─── AVAILABLE DATA

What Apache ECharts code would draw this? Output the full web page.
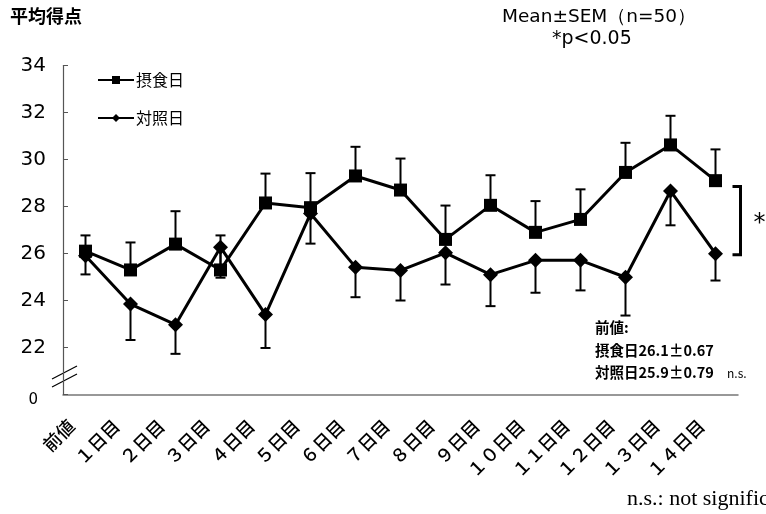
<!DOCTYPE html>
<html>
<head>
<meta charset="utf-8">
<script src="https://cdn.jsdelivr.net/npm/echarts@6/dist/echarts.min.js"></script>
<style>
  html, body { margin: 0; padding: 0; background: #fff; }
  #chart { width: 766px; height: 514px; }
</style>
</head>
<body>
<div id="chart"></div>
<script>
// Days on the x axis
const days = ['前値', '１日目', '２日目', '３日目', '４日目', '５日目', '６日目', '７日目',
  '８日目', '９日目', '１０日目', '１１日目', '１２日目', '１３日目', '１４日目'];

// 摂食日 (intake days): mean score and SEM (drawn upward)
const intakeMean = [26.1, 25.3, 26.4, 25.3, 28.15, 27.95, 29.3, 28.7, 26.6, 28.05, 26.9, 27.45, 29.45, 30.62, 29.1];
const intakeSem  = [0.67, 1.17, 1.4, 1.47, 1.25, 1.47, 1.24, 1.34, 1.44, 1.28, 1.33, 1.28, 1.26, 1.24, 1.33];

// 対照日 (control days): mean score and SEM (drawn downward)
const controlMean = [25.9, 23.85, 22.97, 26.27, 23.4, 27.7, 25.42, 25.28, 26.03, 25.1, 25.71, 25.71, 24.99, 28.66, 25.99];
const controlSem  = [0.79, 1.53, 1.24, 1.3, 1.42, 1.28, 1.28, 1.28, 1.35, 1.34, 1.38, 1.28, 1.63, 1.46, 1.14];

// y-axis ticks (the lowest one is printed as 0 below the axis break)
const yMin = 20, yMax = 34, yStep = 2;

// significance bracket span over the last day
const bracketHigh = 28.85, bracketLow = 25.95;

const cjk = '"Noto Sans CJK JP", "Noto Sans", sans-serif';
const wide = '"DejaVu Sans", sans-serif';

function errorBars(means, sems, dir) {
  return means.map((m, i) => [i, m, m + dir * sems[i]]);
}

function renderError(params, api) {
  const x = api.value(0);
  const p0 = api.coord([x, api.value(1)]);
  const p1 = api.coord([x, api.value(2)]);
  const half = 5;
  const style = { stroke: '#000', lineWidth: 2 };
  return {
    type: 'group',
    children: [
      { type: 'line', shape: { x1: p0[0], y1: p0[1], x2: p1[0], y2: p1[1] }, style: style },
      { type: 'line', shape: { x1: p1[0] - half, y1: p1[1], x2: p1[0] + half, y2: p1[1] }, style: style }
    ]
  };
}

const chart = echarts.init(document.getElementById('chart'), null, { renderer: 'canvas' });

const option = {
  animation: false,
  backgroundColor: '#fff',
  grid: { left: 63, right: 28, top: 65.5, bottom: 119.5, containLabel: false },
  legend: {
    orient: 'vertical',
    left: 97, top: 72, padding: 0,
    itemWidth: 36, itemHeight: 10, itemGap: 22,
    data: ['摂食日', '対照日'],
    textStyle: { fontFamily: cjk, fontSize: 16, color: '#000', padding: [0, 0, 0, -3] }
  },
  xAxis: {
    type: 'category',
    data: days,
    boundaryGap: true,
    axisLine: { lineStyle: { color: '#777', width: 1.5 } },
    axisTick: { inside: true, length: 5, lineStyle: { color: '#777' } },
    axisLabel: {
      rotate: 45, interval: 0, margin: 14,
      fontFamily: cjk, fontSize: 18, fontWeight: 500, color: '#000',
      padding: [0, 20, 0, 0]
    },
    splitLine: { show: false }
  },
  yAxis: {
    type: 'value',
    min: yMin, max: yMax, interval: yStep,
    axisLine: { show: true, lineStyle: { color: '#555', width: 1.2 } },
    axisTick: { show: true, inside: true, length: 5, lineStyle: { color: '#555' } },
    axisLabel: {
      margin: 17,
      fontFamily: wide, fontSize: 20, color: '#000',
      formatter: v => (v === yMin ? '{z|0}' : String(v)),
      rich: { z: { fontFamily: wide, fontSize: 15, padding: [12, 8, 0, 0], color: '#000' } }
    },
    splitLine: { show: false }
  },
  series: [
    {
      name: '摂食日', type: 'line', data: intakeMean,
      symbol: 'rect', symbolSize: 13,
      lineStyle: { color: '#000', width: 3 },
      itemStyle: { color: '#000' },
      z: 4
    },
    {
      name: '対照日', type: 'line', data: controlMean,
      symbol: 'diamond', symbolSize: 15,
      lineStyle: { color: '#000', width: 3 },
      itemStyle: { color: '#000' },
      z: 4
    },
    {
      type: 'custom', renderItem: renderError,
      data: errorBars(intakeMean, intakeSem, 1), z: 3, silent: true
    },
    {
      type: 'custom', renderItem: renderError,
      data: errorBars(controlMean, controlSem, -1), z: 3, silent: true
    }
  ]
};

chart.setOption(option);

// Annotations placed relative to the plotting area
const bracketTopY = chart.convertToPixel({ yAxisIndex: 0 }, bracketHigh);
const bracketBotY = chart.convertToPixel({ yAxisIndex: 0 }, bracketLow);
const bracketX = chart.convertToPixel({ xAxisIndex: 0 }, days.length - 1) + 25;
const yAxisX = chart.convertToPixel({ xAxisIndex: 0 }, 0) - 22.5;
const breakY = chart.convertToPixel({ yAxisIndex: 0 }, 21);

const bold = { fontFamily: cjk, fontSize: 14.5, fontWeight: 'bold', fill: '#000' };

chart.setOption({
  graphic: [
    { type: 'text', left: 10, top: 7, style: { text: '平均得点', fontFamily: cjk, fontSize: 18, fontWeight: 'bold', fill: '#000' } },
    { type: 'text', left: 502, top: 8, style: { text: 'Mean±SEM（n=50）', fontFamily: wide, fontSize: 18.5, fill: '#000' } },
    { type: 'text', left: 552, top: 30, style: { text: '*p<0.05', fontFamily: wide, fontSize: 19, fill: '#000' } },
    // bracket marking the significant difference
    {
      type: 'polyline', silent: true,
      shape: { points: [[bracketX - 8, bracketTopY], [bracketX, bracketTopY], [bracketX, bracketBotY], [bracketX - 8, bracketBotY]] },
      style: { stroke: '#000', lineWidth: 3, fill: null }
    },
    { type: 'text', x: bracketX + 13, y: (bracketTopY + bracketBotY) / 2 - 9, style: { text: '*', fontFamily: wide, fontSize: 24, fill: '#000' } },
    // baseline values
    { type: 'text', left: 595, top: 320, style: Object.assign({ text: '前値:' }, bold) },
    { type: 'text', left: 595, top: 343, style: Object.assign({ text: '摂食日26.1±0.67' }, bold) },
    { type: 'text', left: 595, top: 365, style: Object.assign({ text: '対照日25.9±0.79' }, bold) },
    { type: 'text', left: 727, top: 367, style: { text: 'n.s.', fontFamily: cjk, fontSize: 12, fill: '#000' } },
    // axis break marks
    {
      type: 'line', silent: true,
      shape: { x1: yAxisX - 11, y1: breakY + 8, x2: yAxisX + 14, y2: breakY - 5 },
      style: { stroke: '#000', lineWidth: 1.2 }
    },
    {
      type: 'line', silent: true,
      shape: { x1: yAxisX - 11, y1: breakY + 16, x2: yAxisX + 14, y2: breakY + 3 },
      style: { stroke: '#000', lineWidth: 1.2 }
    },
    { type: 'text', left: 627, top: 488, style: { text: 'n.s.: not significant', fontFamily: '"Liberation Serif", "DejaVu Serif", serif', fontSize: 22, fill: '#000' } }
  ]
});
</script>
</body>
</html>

──────

(GIVEN REQUEST) Replicate the material above verbatim; images stay out of the copy.

(FULL OUTPUT)
What Apache ECharts code would draw this? Output the full web page.
<!DOCTYPE html>
<html>
<head>
<meta charset="utf-8">
<script src="https://cdn.jsdelivr.net/npm/echarts@6/dist/echarts.min.js"></script>
<style>
  html, body { margin: 0; padding: 0; background: #fff; }
  #chart { width: 766px; height: 514px; }
</style>
</head>
<body>
<div id="chart"></div>
<script>
// Days on the x axis
const days = ['前値', '１日目', '２日目', '３日目', '４日目', '５日目', '６日目', '７日目',
  '８日目', '９日目', '１０日目', '１１日目', '１２日目', '１３日目', '１４日目'];

// 摂食日 (intake days): mean score and SEM (drawn upward)
const intakeMean = [26.1, 25.3, 26.4, 25.3, 28.15, 27.95, 29.3, 28.7, 26.6, 28.05, 26.9, 27.45, 29.45, 30.62, 29.1];
const intakeSem  = [0.67, 1.17, 1.4, 1.47, 1.25, 1.47, 1.24, 1.34, 1.44, 1.28, 1.33, 1.28, 1.26, 1.24, 1.33];

// 対照日 (control days): mean score and SEM (drawn downward)
const controlMean = [25.9, 23.85, 22.97, 26.27, 23.4, 27.7, 25.42, 25.28, 26.03, 25.1, 25.71, 25.71, 24.99, 28.66, 25.99];
const controlSem  = [0.79, 1.53, 1.24, 1.3, 1.42, 1.28, 1.28, 1.28, 1.35, 1.34, 1.38, 1.28, 1.63, 1.46, 1.14];

// y-axis ticks (the lowest one is printed as 0 below the axis break)
const yMin = 20, yMax = 34, yStep = 2;

// significance bracket span over the last day
const bracketHigh = 28.85, bracketLow = 25.95;

const cjk = '"Noto Sans CJK JP", "Noto Sans", sans-serif';
const wide = '"DejaVu Sans", sans-serif';

function errorBars(means, sems, dir) {
  return means.map((m, i) => [i, m, m + dir * sems[i]]);
}

function renderError(params, api) {
  const x = api.value(0);
  const p0 = api.coord([x, api.value(1)]);
  const p1 = api.coord([x, api.value(2)]);
  const half = 5;
  const style = { stroke: '#000', lineWidth: 2 };
  return {
    type: 'group',
    children: [
      { type: 'line', shape: { x1: p0[0], y1: p0[1], x2: p1[0], y2: p1[1] }, style: style },
      { type: 'line', shape: { x1: p1[0] - half, y1: p1[1], x2: p1[0] + half, y2: p1[1] }, style: style }
    ]
  };
}

const chart = echarts.init(document.getElementById('chart'), null, { renderer: 'canvas' });

const option = {
  animation: false,
  backgroundColor: '#fff',
  grid: { left: 63, right: 28, top: 65.5, bottom: 119.5, containLabel: false },
  legend: {
    orient: 'vertical',
    left: 97, top: 72, padding: 0,
    itemWidth: 36, itemHeight: 10, itemGap: 22,
    data: ['摂食日', '対照日'],
    textStyle: { fontFamily: cjk, fontSize: 16, color: '#000', padding: [0, 0, 0, -3] }
  },
  xAxis: {
    type: 'category',
    data: days,
    boundaryGap: true,
    axisLine: { lineStyle: { color: '#777', width: 1.5 } },
    axisTick: { inside: true, length: 5, lineStyle: { color: '#777' } },
    axisLabel: {
      rotate: 45, interval: 0, margin: 14,
      fontFamily: cjk, fontSize: 18, fontWeight: 500, color: '#000',
      padding: [0, 20, 0, 0]
    },
    splitLine: { show: false }
  },
  yAxis: {
    type: 'value',
    min: yMin, max: yMax, interval: yStep,
    axisLine: { show: true, lineStyle: { color: '#555', width: 1.2 } },
    axisTick: { show: true, inside: true, length: 5, lineStyle: { color: '#555' } },
    axisLabel: {
      margin: 17,
      fontFamily: wide, fontSize: 20, color: '#000',
      formatter: v => (v === yMin ? '{z|0}' : String(v)),
      rich: { z: { fontFamily: wide, fontSize: 15, padding: [12, 8, 0, 0], color: '#000' } }
    },
    splitLine: { show: false }
  },
  series: [
    {
      name: '摂食日', type: 'line', data: intakeMean,
      symbol: 'rect', symbolSize: 13,
      lineStyle: { color: '#000', width: 3 },
      itemStyle: { color: '#000' },
      z: 4
    },
    {
      name: '対照日', type: 'line', data: controlMean,
      symbol: 'diamond', symbolSize: 15,
      lineStyle: { color: '#000', width: 3 },
      itemStyle: { color: '#000' },
      z: 4
    },
    {
      type: 'custom', renderItem: renderError,
      data: errorBars(intakeMean, intakeSem, 1), z: 3, silent: true
    },
    {
      type: 'custom', renderItem: renderError,
      data: errorBars(controlMean, controlSem, -1), z: 3, silent: true
    }
  ]
};

chart.setOption(option);

// Annotations placed relative to the plotting area
const bracketTopY = chart.convertToPixel({ yAxisIndex: 0 }, bracketHigh);
const bracketBotY = chart.convertToPixel({ yAxisIndex: 0 }, bracketLow);
const bracketX = chart.convertToPixel({ xAxisIndex: 0 }, days.length - 1) + 25;
const yAxisX = chart.convertToPixel({ xAxisIndex: 0 }, 0) - 22.5;
const breakY = chart.convertToPixel({ yAxisIndex: 0 }, 21);

const bold = { fontFamily: cjk, fontSize: 14.5, fontWeight: 'bold', fill: '#000' };

chart.setOption({
  graphic: [
    { type: 'text', left: 10, top: 7, style: { text: '平均得点', fontFamily: cjk, fontSize: 18, fontWeight: 'bold', fill: '#000' } },
    { type: 'text', left: 502, top: 8, style: { text: 'Mean±SEM（n=50）', fontFamily: wide, fontSize: 18.5, fill: '#000' } },
    { type: 'text', left: 552, top: 30, style: { text: '*p<0.05', fontFamily: wide, fontSize: 19, fill: '#000' } },
    // bracket marking the significant difference
    {
      type: 'polyline', silent: true,
      shape: { points: [[bracketX - 8, bracketTopY], [bracketX, bracketTopY], [bracketX, bracketBotY], [bracketX - 8, bracketBotY]] },
      style: { stroke: '#000', lineWidth: 3, fill: null }
    },
    { type: 'text', x: bracketX + 13, y: (bracketTopY + bracketBotY) / 2 - 9, style: { text: '*', fontFamily: wide, fontSize: 24, fill: '#000' } },
    // baseline values
    { type: 'text', left: 595, top: 320, style: Object.assign({ text: '前値:' }, bold) },
    { type: 'text', left: 595, top: 343, style: Object.assign({ text: '摂食日26.1±0.67' }, bold) },
    { type: 'text', left: 595, top: 365, style: Object.assign({ text: '対照日25.9±0.79' }, bold) },
    { type: 'text', left: 727, top: 367, style: { text: 'n.s.', fontFamily: cjk, fontSize: 12, fill: '#000' } },
    // axis break marks
    {
      type: 'line', silent: true,
      shape: { x1: yAxisX - 11, y1: breakY + 8, x2: yAxisX + 14, y2: breakY - 5 },
      style: { stroke: '#000', lineWidth: 1.2 }
    },
    {
      type: 'line', silent: true,
      shape: { x1: yAxisX - 11, y1: breakY + 16, x2: yAxisX + 14, y2: breakY + 3 },
      style: { stroke: '#000', lineWidth: 1.2 }
    },
    { type: 'text', left: 627, top: 488, style: { text: 'n.s.: not significant', fontFamily: '"Liberation Serif", "DejaVu Serif", serif', fontSize: 22, fill: '#000' } }
  ]
});
</script>
</body>
</html>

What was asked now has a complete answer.